'''

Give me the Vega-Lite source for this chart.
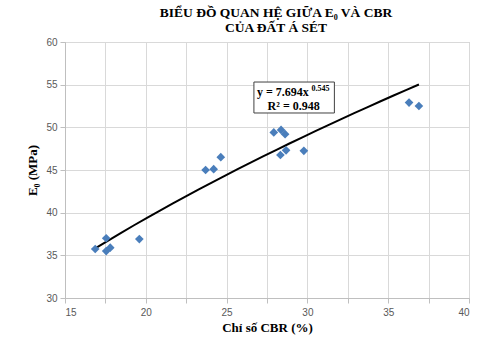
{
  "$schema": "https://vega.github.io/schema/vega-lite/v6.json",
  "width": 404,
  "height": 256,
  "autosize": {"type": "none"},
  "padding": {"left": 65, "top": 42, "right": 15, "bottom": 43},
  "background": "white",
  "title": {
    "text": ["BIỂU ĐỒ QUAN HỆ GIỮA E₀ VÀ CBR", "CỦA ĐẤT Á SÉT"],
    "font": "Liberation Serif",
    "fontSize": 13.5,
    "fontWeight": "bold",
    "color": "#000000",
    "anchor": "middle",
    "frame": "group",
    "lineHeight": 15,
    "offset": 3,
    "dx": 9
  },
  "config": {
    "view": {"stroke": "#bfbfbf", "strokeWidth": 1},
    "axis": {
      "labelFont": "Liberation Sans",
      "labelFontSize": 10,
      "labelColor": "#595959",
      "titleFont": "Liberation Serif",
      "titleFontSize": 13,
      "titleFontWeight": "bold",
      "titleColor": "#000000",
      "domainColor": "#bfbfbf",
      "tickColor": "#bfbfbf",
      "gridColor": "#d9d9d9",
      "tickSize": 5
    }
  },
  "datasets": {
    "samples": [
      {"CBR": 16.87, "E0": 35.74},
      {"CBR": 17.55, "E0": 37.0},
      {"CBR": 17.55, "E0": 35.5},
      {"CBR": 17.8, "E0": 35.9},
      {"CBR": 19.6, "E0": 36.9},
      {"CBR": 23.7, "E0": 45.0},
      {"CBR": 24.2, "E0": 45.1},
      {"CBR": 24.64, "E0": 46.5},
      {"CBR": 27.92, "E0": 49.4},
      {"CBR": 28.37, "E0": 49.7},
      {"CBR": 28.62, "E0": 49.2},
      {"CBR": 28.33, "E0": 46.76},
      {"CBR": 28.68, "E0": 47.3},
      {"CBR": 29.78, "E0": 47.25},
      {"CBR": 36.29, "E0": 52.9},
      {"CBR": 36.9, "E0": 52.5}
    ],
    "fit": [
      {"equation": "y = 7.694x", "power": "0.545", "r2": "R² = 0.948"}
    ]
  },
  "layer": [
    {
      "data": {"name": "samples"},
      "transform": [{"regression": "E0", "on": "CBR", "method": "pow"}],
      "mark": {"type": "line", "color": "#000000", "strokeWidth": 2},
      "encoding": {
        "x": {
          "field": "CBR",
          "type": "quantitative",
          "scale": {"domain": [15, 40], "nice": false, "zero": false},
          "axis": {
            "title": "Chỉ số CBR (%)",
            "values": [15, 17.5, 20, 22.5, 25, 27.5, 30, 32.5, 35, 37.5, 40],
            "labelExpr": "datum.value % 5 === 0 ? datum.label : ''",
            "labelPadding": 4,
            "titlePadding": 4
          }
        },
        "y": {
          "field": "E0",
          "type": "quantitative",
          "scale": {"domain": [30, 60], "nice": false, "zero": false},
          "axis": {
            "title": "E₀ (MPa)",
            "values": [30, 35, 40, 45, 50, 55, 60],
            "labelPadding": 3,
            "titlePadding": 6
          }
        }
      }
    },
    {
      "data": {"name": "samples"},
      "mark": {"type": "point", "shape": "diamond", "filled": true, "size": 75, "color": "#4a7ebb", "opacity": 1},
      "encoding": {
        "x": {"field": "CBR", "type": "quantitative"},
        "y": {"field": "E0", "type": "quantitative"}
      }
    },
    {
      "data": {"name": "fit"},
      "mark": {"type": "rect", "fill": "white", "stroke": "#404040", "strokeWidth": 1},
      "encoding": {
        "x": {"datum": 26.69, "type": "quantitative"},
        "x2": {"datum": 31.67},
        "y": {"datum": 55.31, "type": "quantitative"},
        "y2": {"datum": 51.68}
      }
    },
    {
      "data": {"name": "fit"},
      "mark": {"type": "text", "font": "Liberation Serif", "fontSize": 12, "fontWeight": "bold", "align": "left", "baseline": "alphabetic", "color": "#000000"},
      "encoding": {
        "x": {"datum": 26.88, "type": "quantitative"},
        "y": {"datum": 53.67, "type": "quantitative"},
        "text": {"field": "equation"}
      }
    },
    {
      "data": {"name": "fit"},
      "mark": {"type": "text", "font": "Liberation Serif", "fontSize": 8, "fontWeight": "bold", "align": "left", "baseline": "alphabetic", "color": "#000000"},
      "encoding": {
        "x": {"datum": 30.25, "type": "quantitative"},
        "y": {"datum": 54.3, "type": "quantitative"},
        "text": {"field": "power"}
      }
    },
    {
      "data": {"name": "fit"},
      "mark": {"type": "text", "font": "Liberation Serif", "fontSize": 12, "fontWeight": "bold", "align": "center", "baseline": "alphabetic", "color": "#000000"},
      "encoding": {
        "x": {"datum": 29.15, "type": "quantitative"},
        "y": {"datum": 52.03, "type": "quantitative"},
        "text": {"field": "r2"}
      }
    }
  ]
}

'''
'''

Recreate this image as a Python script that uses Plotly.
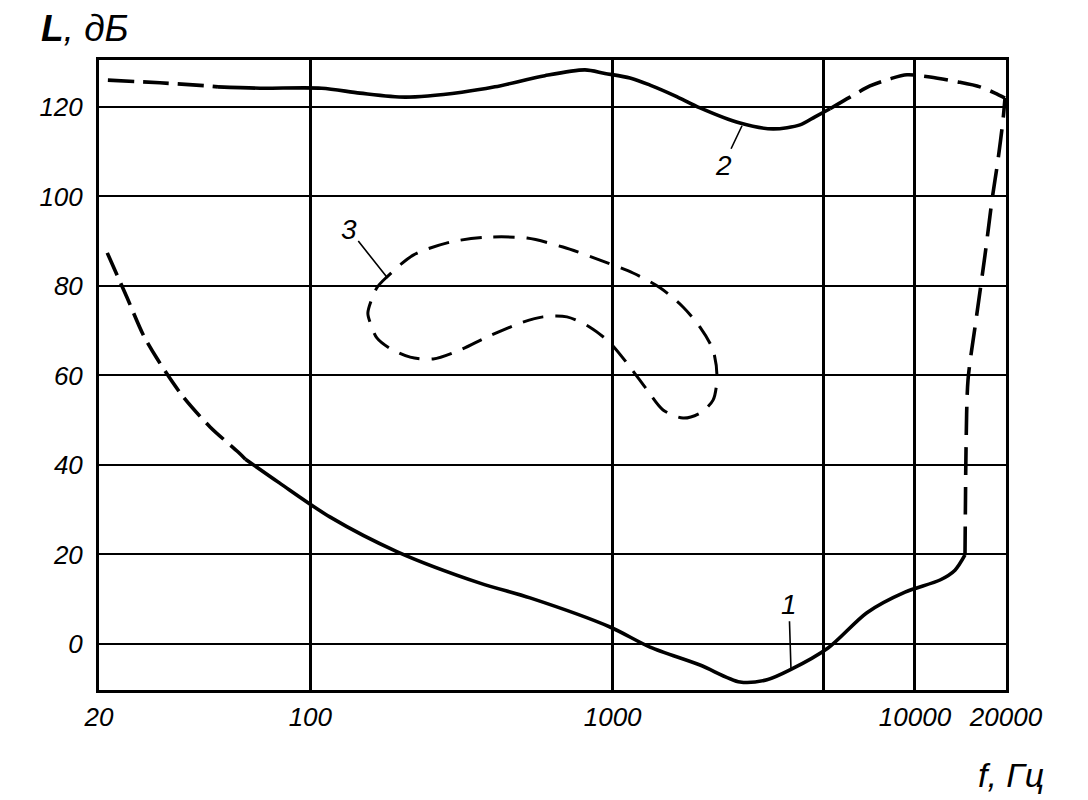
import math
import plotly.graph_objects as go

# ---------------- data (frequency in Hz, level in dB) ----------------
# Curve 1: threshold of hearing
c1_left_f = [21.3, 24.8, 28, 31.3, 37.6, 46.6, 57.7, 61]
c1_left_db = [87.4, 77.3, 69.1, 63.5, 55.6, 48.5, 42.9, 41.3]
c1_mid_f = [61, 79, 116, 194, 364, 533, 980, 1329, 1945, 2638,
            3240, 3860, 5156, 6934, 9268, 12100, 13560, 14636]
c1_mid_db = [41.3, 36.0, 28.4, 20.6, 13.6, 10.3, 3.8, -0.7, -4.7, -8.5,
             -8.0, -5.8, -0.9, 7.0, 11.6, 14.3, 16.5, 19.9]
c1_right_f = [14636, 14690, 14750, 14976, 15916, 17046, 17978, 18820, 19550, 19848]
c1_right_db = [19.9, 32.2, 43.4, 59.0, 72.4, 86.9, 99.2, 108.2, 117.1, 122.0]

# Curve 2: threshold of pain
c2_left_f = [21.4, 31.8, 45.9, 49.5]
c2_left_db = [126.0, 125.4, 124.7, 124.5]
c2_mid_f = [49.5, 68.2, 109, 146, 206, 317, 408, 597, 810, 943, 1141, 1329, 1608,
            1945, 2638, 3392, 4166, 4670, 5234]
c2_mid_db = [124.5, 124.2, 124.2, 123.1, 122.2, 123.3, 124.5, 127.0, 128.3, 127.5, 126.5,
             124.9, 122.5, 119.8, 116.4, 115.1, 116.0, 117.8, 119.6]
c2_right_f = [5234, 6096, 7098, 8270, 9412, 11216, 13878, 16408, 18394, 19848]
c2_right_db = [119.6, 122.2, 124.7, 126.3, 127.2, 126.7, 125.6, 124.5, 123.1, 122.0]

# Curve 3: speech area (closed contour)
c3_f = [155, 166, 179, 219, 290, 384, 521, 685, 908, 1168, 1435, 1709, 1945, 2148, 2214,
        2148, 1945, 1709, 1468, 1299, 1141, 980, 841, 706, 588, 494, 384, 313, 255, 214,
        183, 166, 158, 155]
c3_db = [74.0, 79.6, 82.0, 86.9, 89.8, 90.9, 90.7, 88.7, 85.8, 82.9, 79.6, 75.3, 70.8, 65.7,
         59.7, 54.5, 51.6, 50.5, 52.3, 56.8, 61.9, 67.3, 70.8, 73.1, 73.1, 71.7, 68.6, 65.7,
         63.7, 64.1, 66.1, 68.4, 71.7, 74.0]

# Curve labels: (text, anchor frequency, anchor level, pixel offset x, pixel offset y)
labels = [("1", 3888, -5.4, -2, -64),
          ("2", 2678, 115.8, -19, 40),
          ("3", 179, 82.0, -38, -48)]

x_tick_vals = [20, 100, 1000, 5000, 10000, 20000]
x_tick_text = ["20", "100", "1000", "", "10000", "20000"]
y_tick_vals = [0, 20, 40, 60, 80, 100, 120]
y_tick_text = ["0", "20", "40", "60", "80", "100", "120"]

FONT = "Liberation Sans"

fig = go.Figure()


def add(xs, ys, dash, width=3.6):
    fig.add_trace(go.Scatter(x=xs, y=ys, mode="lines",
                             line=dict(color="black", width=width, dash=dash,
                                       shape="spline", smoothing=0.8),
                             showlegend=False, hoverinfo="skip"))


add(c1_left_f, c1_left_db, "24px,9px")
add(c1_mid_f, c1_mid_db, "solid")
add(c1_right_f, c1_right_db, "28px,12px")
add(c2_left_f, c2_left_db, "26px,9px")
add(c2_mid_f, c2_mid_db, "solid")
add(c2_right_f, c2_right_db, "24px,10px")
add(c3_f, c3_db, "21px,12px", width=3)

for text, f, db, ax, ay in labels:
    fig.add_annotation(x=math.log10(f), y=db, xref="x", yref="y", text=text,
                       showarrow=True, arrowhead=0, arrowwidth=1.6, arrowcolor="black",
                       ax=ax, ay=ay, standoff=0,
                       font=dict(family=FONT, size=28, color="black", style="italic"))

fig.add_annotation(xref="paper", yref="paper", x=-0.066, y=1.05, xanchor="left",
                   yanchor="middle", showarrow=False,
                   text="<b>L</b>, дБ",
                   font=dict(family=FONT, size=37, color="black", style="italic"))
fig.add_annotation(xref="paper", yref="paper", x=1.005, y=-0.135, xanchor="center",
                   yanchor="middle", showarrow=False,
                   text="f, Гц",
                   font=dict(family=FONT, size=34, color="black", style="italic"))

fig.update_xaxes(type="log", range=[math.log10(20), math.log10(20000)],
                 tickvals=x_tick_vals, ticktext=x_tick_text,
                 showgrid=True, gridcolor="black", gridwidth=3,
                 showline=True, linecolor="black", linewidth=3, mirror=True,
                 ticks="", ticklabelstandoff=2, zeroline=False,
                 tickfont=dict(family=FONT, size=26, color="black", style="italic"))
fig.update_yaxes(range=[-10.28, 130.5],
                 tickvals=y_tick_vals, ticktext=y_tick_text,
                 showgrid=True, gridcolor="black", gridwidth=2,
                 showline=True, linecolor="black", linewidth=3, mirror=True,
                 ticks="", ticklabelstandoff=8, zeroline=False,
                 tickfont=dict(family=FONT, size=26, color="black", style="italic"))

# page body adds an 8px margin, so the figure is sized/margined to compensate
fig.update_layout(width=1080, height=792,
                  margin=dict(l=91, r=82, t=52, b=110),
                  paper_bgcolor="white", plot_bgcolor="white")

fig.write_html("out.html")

'''

-- EXERCISE REQUIREMENTS --
Nothing but the lines above, starting at the line that contains "Recreate this image" and ending at the line that contains "import plotly.graph_objects as go", should be given again, exactly and without the pictures.

-- RESULT --
Recreate this image as a Python script that uses Plotly.
import math
import plotly.graph_objects as go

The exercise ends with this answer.